WRITTEN INSTRUCTION:
Start with the line that contains "Rebuild this chart" and end with the line that contains "import seaborn as sns"; retype those lines and the ones between them exactly, without any pictures.

## start TASK MATERIAL

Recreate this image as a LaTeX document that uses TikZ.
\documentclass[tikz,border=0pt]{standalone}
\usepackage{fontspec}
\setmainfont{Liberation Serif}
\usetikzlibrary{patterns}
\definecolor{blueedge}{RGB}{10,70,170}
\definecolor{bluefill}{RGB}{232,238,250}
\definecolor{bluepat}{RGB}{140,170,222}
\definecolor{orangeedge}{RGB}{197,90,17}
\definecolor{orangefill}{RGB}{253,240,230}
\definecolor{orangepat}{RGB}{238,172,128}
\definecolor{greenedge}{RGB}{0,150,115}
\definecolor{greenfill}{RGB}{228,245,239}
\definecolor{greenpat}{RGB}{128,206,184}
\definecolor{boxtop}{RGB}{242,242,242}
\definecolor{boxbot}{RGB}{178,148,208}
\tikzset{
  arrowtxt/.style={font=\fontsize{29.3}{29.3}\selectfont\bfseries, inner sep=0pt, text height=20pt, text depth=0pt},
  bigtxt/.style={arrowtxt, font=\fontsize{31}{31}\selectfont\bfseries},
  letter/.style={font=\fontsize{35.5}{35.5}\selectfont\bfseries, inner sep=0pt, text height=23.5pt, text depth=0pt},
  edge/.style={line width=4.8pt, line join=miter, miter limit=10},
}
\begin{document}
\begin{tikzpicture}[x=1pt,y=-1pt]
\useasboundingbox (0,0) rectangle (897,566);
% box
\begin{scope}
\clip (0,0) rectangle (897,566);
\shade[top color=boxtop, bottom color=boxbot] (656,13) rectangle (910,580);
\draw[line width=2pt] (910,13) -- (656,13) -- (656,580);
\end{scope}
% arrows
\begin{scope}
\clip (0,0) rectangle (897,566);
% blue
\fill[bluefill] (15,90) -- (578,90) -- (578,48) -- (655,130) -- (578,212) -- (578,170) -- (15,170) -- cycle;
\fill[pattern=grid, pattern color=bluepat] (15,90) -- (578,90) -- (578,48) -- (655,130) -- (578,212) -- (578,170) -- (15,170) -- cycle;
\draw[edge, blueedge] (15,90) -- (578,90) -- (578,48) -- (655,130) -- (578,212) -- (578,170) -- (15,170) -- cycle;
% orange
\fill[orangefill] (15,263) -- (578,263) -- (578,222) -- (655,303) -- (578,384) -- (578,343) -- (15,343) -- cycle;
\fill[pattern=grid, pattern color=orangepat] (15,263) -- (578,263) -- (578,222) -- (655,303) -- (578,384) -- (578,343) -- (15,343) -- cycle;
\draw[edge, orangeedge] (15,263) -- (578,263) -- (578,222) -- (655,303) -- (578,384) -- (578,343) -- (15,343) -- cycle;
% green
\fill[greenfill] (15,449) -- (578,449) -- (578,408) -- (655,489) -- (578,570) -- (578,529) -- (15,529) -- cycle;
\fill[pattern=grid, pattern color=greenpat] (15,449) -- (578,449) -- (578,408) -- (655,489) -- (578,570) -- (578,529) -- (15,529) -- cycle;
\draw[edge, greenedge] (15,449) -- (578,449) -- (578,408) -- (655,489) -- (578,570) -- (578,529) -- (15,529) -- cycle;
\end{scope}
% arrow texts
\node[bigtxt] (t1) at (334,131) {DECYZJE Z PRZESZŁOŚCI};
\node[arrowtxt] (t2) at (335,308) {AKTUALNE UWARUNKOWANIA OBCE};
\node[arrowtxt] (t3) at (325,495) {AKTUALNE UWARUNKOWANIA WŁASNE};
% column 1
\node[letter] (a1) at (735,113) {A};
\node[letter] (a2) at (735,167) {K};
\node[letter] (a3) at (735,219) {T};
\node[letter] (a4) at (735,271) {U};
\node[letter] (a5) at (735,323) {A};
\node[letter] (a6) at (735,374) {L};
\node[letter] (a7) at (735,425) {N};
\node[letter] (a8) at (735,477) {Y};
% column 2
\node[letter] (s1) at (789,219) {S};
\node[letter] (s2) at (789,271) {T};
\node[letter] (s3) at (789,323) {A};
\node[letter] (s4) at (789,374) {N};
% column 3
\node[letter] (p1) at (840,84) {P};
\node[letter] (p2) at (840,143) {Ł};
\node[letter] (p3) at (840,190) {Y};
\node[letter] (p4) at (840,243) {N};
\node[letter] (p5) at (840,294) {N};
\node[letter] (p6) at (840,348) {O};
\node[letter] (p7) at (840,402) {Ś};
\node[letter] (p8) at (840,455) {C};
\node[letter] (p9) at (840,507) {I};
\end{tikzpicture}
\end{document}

## end TASK MATERIAL
## start TASK MATERIAL

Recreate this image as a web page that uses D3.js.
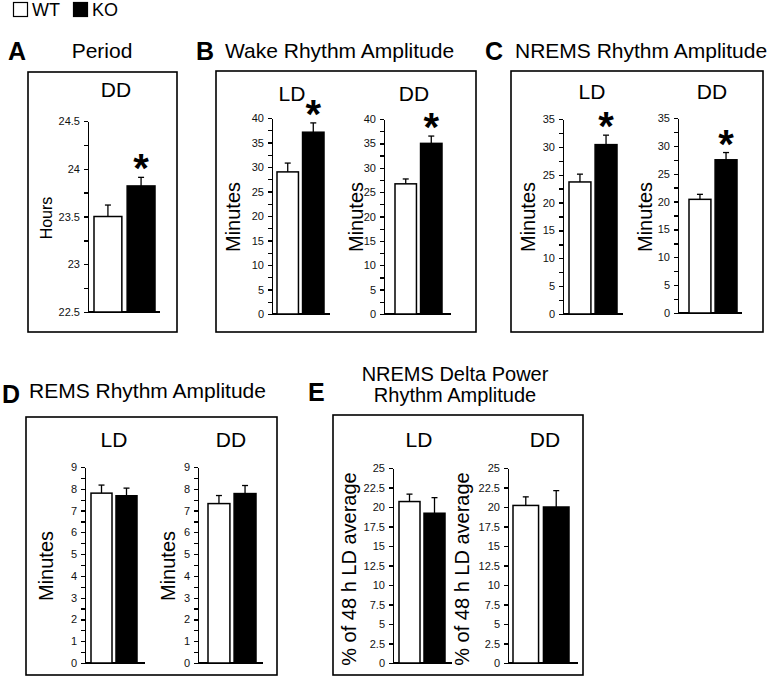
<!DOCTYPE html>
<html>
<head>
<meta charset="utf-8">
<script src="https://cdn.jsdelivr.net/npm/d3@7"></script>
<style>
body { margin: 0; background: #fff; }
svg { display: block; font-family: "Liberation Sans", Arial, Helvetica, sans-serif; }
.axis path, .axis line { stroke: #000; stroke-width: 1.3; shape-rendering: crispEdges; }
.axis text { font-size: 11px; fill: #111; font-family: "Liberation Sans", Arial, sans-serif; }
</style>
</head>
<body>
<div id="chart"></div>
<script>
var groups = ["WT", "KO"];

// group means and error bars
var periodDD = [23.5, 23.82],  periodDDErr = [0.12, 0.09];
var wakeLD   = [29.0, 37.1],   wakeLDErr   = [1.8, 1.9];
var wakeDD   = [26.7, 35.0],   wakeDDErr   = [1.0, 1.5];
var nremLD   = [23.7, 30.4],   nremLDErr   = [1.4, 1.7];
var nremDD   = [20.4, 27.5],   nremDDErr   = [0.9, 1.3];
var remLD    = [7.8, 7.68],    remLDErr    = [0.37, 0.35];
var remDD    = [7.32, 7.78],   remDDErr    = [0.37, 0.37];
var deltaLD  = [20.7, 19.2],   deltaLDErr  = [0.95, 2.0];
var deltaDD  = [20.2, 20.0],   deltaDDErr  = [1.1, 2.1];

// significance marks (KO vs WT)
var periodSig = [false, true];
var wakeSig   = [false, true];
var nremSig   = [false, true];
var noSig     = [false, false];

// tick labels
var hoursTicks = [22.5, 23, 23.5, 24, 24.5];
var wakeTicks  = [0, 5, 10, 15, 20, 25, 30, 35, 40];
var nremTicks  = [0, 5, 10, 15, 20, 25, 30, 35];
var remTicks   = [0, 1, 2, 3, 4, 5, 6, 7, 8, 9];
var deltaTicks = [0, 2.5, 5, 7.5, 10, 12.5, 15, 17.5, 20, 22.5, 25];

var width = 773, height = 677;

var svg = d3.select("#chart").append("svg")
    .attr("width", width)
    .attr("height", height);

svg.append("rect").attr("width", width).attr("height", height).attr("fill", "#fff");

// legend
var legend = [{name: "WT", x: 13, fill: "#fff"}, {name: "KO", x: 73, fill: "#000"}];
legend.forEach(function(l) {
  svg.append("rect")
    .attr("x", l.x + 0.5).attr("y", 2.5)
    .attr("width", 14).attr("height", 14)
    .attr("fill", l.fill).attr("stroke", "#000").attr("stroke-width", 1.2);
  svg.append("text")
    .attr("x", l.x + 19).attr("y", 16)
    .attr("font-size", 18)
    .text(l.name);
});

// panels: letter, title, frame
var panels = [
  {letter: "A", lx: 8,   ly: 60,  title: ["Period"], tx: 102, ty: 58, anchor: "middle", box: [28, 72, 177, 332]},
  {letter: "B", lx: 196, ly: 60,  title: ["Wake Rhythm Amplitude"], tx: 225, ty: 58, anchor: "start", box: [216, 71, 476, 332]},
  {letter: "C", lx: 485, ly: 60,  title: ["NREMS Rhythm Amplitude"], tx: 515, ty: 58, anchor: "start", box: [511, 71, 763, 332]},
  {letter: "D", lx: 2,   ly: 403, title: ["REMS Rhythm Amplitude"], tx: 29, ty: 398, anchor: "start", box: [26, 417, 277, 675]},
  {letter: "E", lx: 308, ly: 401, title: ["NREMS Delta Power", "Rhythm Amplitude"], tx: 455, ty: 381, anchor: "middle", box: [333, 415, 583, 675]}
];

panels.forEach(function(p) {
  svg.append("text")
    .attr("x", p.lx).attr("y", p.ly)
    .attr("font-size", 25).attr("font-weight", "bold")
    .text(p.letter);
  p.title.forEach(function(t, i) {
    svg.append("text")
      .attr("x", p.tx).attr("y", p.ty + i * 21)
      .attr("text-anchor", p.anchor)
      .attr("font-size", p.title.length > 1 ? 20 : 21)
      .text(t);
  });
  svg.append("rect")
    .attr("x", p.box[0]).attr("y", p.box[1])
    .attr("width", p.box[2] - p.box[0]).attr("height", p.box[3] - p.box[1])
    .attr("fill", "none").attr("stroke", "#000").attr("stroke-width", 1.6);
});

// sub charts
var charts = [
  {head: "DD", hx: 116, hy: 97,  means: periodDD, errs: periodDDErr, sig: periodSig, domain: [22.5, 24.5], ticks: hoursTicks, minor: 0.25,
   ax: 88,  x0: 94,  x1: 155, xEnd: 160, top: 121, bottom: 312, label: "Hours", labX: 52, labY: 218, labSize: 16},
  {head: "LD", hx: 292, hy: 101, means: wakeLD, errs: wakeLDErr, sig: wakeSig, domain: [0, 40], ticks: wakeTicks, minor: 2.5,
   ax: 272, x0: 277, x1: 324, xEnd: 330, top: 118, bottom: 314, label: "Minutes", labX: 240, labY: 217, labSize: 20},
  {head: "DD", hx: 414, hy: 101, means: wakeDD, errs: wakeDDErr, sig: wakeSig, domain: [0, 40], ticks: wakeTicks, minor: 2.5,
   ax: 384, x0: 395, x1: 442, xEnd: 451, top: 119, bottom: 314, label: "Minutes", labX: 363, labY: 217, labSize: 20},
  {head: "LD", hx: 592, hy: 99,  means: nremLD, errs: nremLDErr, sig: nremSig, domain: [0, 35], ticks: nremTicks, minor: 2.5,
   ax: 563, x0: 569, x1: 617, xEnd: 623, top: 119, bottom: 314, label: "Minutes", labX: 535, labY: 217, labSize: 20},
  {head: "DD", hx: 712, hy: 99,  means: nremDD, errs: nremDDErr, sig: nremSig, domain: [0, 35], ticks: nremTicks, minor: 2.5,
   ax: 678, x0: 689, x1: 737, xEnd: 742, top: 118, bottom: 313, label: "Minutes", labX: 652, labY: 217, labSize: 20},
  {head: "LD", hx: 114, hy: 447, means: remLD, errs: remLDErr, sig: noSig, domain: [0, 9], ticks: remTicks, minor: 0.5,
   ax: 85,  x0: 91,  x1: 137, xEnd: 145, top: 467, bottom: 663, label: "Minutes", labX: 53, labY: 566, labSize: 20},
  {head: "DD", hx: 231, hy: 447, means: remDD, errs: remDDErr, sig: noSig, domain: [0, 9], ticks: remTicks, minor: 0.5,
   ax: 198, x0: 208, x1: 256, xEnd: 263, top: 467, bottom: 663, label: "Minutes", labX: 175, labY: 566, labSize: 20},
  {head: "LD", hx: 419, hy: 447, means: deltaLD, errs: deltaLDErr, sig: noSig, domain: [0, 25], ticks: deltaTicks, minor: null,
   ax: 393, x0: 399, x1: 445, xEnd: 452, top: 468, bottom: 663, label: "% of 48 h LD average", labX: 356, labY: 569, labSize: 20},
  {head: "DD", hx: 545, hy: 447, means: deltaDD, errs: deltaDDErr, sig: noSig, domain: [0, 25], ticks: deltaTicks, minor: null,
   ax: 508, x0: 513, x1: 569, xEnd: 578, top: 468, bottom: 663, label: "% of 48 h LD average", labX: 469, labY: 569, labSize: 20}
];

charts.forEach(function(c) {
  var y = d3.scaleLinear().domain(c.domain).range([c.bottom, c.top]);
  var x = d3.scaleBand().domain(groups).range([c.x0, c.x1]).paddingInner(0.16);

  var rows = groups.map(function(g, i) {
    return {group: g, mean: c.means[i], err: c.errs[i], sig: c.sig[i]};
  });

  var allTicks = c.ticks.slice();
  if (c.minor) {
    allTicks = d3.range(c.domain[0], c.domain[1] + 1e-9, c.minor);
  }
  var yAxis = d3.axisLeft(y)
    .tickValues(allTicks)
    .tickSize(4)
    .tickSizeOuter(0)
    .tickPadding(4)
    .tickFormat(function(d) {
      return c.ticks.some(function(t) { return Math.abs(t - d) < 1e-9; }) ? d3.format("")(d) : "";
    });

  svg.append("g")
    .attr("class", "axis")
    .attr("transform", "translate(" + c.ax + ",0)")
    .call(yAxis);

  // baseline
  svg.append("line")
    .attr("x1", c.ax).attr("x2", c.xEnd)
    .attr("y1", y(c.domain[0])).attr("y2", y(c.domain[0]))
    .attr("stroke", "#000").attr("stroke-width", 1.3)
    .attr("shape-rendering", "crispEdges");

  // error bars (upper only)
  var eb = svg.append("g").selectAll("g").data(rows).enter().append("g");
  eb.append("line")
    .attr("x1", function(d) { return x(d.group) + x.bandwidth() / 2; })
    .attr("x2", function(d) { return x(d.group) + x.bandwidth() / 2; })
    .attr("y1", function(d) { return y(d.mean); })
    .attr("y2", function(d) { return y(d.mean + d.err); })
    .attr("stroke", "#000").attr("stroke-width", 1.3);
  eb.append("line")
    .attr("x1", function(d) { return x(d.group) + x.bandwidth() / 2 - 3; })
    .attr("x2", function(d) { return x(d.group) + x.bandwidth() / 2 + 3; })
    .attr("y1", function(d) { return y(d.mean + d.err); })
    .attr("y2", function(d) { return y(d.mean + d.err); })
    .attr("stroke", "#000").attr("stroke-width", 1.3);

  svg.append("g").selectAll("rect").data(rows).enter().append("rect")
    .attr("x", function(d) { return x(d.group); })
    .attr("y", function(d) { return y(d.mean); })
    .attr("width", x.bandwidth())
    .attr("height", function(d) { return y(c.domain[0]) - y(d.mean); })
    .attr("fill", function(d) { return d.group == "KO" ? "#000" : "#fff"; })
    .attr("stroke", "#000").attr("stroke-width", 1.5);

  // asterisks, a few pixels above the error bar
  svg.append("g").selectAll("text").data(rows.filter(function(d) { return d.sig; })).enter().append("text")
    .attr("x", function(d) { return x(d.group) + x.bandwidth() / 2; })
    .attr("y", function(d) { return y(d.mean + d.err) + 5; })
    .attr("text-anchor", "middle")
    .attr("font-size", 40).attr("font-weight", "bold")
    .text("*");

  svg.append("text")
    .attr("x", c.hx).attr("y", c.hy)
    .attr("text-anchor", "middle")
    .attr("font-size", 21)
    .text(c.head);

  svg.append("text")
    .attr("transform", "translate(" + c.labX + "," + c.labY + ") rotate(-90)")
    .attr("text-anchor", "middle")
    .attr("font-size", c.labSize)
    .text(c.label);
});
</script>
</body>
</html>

## end TASK MATERIAL
## start TASK MATERIAL

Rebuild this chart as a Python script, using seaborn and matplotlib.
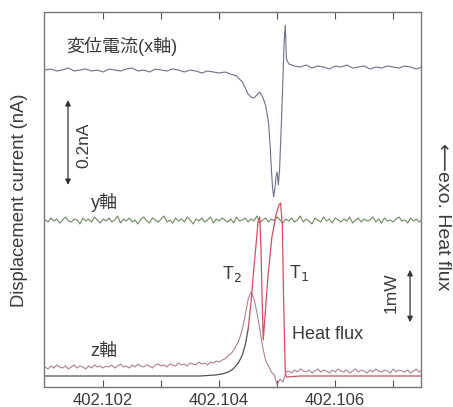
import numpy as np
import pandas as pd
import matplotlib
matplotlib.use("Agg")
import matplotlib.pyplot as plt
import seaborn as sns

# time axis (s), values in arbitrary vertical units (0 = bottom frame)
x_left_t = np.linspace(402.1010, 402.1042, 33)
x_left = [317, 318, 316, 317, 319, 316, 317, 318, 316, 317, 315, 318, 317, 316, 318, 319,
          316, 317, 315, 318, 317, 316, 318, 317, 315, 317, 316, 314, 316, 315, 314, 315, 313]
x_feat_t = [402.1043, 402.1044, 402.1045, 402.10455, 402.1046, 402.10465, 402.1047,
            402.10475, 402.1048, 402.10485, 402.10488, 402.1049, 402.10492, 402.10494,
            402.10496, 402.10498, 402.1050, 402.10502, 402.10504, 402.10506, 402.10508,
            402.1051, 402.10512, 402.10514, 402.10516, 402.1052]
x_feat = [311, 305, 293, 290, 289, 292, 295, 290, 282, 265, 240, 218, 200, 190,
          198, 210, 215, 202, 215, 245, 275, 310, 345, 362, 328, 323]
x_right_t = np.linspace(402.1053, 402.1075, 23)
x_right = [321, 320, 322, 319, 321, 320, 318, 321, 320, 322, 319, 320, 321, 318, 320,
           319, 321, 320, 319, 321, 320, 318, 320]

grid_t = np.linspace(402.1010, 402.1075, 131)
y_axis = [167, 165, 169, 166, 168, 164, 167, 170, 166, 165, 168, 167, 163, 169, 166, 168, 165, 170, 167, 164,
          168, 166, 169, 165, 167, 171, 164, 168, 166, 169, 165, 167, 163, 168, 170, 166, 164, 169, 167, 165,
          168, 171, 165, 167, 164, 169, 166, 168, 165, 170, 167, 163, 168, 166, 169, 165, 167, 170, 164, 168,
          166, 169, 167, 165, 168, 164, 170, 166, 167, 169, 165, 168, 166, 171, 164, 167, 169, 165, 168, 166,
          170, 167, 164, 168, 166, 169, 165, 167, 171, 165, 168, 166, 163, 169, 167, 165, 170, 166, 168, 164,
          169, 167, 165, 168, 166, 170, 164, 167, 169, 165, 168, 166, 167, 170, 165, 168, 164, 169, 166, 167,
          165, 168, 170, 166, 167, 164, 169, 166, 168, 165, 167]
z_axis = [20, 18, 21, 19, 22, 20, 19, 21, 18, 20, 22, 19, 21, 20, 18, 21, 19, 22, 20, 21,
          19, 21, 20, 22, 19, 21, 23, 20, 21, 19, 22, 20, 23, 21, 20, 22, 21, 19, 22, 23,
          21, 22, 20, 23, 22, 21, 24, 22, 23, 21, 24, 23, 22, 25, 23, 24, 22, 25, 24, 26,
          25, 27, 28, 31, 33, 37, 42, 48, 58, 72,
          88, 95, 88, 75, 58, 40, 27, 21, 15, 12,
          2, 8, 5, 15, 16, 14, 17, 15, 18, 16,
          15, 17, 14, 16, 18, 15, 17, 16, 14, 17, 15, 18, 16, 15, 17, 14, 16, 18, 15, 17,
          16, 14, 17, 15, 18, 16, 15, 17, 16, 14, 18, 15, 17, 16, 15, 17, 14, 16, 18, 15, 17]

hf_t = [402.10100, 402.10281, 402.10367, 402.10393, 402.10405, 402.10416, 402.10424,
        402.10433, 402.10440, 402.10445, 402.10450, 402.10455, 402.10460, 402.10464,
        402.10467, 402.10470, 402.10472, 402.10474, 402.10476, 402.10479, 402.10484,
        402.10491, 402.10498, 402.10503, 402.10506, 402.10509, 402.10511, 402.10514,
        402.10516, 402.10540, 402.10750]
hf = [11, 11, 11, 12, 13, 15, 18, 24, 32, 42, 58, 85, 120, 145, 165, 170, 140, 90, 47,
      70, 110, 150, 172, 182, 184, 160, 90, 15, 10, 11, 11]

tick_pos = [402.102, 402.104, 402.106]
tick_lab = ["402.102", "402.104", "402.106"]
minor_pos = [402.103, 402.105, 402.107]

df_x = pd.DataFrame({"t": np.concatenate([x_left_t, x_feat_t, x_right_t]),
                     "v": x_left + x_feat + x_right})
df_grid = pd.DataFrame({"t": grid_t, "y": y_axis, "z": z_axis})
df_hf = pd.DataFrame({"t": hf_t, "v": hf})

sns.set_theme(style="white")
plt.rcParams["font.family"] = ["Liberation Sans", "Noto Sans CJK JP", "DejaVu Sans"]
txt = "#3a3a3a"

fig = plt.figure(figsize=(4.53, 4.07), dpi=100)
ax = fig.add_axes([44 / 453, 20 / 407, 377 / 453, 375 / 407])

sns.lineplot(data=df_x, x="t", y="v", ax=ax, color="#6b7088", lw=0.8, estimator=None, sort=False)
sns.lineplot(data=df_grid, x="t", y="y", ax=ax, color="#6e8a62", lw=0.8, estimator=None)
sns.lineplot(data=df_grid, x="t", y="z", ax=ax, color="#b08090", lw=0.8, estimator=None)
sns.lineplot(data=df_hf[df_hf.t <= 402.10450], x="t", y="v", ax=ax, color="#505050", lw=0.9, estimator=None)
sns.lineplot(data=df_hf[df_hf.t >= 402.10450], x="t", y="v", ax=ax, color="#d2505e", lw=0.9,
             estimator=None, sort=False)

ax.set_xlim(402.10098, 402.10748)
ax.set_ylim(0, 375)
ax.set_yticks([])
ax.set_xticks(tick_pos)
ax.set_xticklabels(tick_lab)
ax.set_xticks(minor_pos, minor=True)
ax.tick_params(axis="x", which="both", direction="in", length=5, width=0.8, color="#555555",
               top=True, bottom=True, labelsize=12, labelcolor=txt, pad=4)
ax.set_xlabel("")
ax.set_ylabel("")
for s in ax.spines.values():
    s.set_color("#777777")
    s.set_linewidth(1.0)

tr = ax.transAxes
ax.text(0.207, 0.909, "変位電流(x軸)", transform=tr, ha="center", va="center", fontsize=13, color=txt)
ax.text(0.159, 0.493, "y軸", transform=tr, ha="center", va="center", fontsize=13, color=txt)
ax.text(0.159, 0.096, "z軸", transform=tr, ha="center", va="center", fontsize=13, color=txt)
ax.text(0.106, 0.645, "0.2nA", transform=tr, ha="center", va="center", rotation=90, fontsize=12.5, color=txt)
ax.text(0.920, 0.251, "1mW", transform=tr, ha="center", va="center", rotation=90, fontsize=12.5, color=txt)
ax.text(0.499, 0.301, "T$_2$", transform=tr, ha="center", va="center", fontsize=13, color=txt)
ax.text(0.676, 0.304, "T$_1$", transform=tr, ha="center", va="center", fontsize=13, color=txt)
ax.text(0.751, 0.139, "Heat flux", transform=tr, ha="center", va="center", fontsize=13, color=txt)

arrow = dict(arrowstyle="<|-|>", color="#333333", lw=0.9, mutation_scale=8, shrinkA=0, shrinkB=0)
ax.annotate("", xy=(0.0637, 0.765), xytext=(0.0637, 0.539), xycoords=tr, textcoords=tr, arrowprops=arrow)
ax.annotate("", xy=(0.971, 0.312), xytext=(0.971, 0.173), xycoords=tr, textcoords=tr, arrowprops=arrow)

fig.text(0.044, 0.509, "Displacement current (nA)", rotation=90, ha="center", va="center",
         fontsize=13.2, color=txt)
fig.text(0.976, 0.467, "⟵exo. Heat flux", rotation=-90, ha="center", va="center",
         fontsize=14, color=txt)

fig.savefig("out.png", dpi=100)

## end TASK MATERIAL

RESULT OF THE EXERCISE:
Rebuild this chart as a Python script, using seaborn and matplotlib.
import numpy as np
import pandas as pd
import matplotlib
matplotlib.use("Agg")
import matplotlib.pyplot as plt
import seaborn as sns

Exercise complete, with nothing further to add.